A MAN angrily pushed his girlfriend into a bath of scalding water in a drunken row during a birthday celebration in a hotel bedroom.

Paul George Turner could now be jailed following his conviction on charges arising from the incident, which left his victim suffering 13-per cent burns.

The woman, celebrating her 36th birthday with a night at the hotel, plunged sideways into the bath, with her legs dangling out, and initially struggled to free herself from the unbearably hot water.

Durham Crown Court heard that Turner ignored her screams and left the room, falling asleep in a downstairs toilet.

The victim eventually struggled from the bath, with her right arm, shoulder, much of her back, and the top of her chest area scarred and blistered.

Police were called to the Chilton Country Pub and Hotel, near Fencehouses, County Durham, and handcuffed Turner after the night porter heard noise from the toilet, fearing it was a burglar, in the early hours of September 22.

It was only when his girlfriend came down asking what he was up to, that police freed Turner, on the basis he would pay for damage caused trying to make his way out of the toilets, before checking out later that morning.

Back in the room, Turner was said to have further attacked the woman, banging her heard off the bed head board.

The victim later left separately and, on arriving at her parents’ home, distressed and with skin seen hanging from her arm, an ambulance was summoned and she was taken to hospital.

David Lamb, prosecuting, said she spent the next 11 days being treated by specialists in the burns unit at Newcastle’s Royal Victoria Infirmary.

Forty-nine-year-old Turner, of Malvern Avenue, Chester-le-Street, handed himself in at the town’s police station the following morning.

He was charged with causing grievous bodily harm, plus two counts of assaulting the woman.

Denying the charges, he said he accidentally “bumped” his girlfriend into the bath, during a “play fight” as she sat on the edge, running the water.

He claimed the other two assaults did not take place.

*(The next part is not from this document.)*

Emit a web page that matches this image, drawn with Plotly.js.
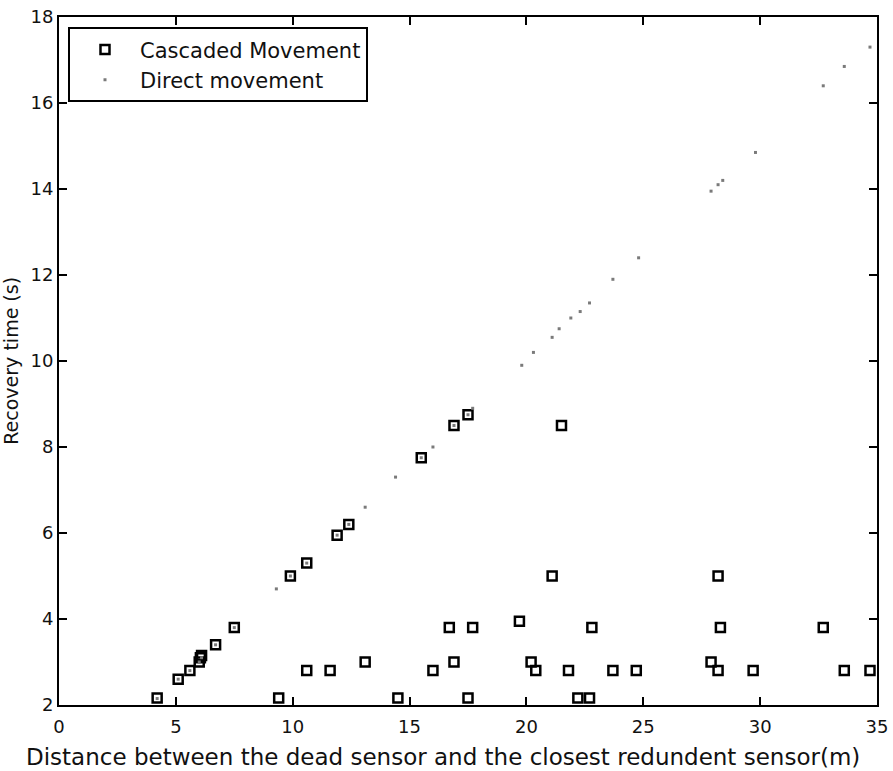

But, on the fourth day of his trial, the jury today (Tuesday January 13) found him ‘guilty’ of grievous bodily harm and the assault in the hotel bedroom.

Turner was cleared of the other assault, said to have taken place at his flat 12 days earlier.

Adjourning sentence, pending preparation of a background probation report on Turner, Judge Christopher Prince told his barrister, Stephen Duffield, a custodial sentence was, “almost inevitable.”

But he granted Mr Duffield’s request to allow Turner bail, prior to sentence, on February 6.